┌────────

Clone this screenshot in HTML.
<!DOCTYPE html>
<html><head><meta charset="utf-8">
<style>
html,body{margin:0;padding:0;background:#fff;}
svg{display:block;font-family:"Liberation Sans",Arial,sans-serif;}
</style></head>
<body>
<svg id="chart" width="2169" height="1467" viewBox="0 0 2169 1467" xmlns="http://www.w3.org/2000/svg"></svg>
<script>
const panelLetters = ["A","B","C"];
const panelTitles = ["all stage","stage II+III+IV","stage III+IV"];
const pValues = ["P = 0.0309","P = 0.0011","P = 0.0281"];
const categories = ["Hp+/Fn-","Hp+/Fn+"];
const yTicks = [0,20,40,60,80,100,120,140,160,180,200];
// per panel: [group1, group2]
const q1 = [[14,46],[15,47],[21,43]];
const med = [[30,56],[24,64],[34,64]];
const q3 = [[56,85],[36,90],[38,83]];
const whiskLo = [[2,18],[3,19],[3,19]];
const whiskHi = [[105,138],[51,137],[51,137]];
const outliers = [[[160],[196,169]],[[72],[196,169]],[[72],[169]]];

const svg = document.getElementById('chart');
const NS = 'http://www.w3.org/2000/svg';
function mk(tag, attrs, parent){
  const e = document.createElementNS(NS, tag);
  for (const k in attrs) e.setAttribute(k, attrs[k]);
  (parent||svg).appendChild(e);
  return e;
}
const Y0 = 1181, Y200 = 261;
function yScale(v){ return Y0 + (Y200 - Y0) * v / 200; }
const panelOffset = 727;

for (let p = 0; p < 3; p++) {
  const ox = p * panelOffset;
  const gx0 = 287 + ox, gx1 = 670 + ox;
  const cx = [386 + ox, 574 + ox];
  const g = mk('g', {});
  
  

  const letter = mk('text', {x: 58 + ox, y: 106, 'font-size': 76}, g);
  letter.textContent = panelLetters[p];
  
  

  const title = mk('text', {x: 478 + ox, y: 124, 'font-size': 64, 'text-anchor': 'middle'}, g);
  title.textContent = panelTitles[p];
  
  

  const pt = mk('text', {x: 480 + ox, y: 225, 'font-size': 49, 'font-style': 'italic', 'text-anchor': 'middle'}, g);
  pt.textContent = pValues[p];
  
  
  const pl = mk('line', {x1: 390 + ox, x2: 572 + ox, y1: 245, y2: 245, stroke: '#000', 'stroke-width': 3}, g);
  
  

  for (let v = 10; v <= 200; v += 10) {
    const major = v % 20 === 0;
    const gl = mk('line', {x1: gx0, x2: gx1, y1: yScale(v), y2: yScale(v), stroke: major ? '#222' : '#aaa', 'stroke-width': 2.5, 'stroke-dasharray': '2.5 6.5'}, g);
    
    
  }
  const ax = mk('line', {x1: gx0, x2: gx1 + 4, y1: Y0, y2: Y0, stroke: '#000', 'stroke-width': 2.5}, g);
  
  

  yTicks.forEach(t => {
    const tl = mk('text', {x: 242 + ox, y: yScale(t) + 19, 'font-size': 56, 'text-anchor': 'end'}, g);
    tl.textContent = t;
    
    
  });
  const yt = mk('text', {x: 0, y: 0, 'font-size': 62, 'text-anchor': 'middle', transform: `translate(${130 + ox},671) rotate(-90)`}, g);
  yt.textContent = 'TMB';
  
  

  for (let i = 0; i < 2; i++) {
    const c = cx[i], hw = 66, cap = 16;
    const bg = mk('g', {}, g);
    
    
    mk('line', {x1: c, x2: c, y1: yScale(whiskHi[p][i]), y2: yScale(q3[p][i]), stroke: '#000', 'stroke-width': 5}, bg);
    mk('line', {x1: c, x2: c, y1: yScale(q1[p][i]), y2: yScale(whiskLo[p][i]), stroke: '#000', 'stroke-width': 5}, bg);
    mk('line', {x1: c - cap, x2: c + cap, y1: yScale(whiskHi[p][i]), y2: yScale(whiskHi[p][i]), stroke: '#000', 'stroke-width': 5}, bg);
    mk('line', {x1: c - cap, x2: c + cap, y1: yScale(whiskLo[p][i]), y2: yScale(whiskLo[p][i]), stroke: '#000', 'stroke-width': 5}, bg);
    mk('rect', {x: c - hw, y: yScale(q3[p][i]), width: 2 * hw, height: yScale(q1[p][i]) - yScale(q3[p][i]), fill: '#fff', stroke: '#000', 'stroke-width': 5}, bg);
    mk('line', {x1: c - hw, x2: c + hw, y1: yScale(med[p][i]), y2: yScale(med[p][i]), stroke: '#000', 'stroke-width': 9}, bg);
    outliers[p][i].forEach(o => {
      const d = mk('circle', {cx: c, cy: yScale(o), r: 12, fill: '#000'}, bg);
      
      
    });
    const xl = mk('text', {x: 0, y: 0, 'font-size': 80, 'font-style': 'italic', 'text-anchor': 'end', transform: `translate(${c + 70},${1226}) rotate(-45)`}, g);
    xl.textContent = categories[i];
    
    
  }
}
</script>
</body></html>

└────────

> **Challenge**
Restate the whole of the material exactly.

> **Response to the task**
Clone this screenshot in HTML.
<!DOCTYPE html>
<html><head><meta charset="utf-8">
<style>
html,body{margin:0;padding:0;background:#fff;}
svg{display:block;font-family:"Liberation Sans",Arial,sans-serif;}
</style></head>
<body>
<svg id="chart" width="2169" height="1467" viewBox="0 0 2169 1467" xmlns="http://www.w3.org/2000/svg"></svg>
<script>
const panelLetters = ["A","B","C"];
const panelTitles = ["all stage","stage II+III+IV","stage III+IV"];
const pValues = ["P = 0.0309","P = 0.0011","P = 0.0281"];
const categories = ["Hp+/Fn-","Hp+/Fn+"];
const yTicks = [0,20,40,60,80,100,120,140,160,180,200];
// per panel: [group1, group2]
const q1 = [[14,46],[15,47],[21,43]];
const med = [[30,56],[24,64],[34,64]];
const q3 = [[56,85],[36,90],[38,83]];
const whiskLo = [[2,18],[3,19],[3,19]];
const whiskHi = [[105,138],[51,137],[51,137]];
const outliers = [[[160],[196,169]],[[72],[196,169]],[[72],[169]]];

const svg = document.getElementById('chart');
const NS = 'http://www.w3.org/2000/svg';
function mk(tag, attrs, parent){
  const e = document.createElementNS(NS, tag);
  for (const k in attrs) e.setAttribute(k, attrs[k]);
  (parent||svg).appendChild(e);
  return e;
}
const Y0 = 1181, Y200 = 261;
function yScale(v){ return Y0 + (Y200 - Y0) * v / 200; }
const panelOffset = 727;

for (let p = 0; p < 3; p++) {
  const ox = p * panelOffset;
  const gx0 = 287 + ox, gx1 = 670 + ox;
  const cx = [386 + ox, 574 + ox];
  const g = mk('g', {});
  
  

  const letter = mk('text', {x: 58 + ox, y: 106, 'font-size': 76}, g);
  letter.textContent = panelLetters[p];
  
  

  const title = mk('text', {x: 478 + ox, y: 124, 'font-size': 64, 'text-anchor': 'middle'}, g);
  title.textContent = panelTitles[p];
  
  

  const pt = mk('text', {x: 480 + ox, y: 225, 'font-size': 49, 'font-style': 'italic', 'text-anchor': 'middle'}, g);
  pt.textContent = pValues[p];
  
  
  const pl = mk('line', {x1: 390 + ox, x2: 572 + ox, y1: 245, y2: 245, stroke: '#000', 'stroke-width': 3}, g);
  
  

  for (let v = 10; v <= 200; v += 10) {
    const major = v % 20 === 0;
    const gl = mk('line', {x1: gx0, x2: gx1, y1: yScale(v), y2: yScale(v), stroke: major ? '#222' : '#aaa', 'stroke-width': 2.5, 'stroke-dasharray': '2.5 6.5'}, g);
    
    
  }
  const ax = mk('line', {x1: gx0, x2: gx1 + 4, y1: Y0, y2: Y0, stroke: '#000', 'stroke-width': 2.5}, g);
  
  

  yTicks.forEach(t => {
    const tl = mk('text', {x: 242 + ox, y: yScale(t) + 19, 'font-size': 56, 'text-anchor': 'end'}, g);
    tl.textContent = t;
    
    
  });
  const yt = mk('text', {x: 0, y: 0, 'font-size': 62, 'text-anchor': 'middle', transform: `translate(${130 + ox},671) rotate(-90)`}, g);
  yt.textContent = 'TMB';
  
  

  for (let i = 0; i < 2; i++) {
    const c = cx[i], hw = 66, cap = 16;
    const bg = mk('g', {}, g);
    
    
    mk('line', {x1: c, x2: c, y1: yScale(whiskHi[p][i]), y2: yScale(q3[p][i]), stroke: '#000', 'stroke-width': 5}, bg);
    mk('line', {x1: c, x2: c, y1: yScale(q1[p][i]), y2: yScale(whiskLo[p][i]), stroke: '#000', 'stroke-width': 5}, bg);
    mk('line', {x1: c - cap, x2: c + cap, y1: yScale(whiskHi[p][i]), y2: yScale(whiskHi[p][i]), stroke: '#000', 'stroke-width': 5}, bg);
    mk('line', {x1: c - cap, x2: c + cap, y1: yScale(whiskLo[p][i]), y2: yScale(whiskLo[p][i]), stroke: '#000', 'stroke-width': 5}, bg);
    mk('rect', {x: c - hw, y: yScale(q3[p][i]), width: 2 * hw, height: yScale(q1[p][i]) - yScale(q3[p][i]), fill: '#fff', stroke: '#000', 'stroke-width': 5}, bg);
    mk('line', {x1: c - hw, x2: c + hw, y1: yScale(med[p][i]), y2: yScale(med[p][i]), stroke: '#000', 'stroke-width': 9}, bg);
    outliers[p][i].forEach(o => {
      const d = mk('circle', {cx: c, cy: yScale(o), r: 12, fill: '#000'}, bg);
      
      
    });
    const xl = mk('text', {x: 0, y: 0, 'font-size': 80, 'font-style': 'italic', 'text-anchor': 'end', transform: `translate(${c + 70},${1226}) rotate(-45)`}, g);
    xl.textContent = categories[i];
    
    
  }
}
</script>
</body></html>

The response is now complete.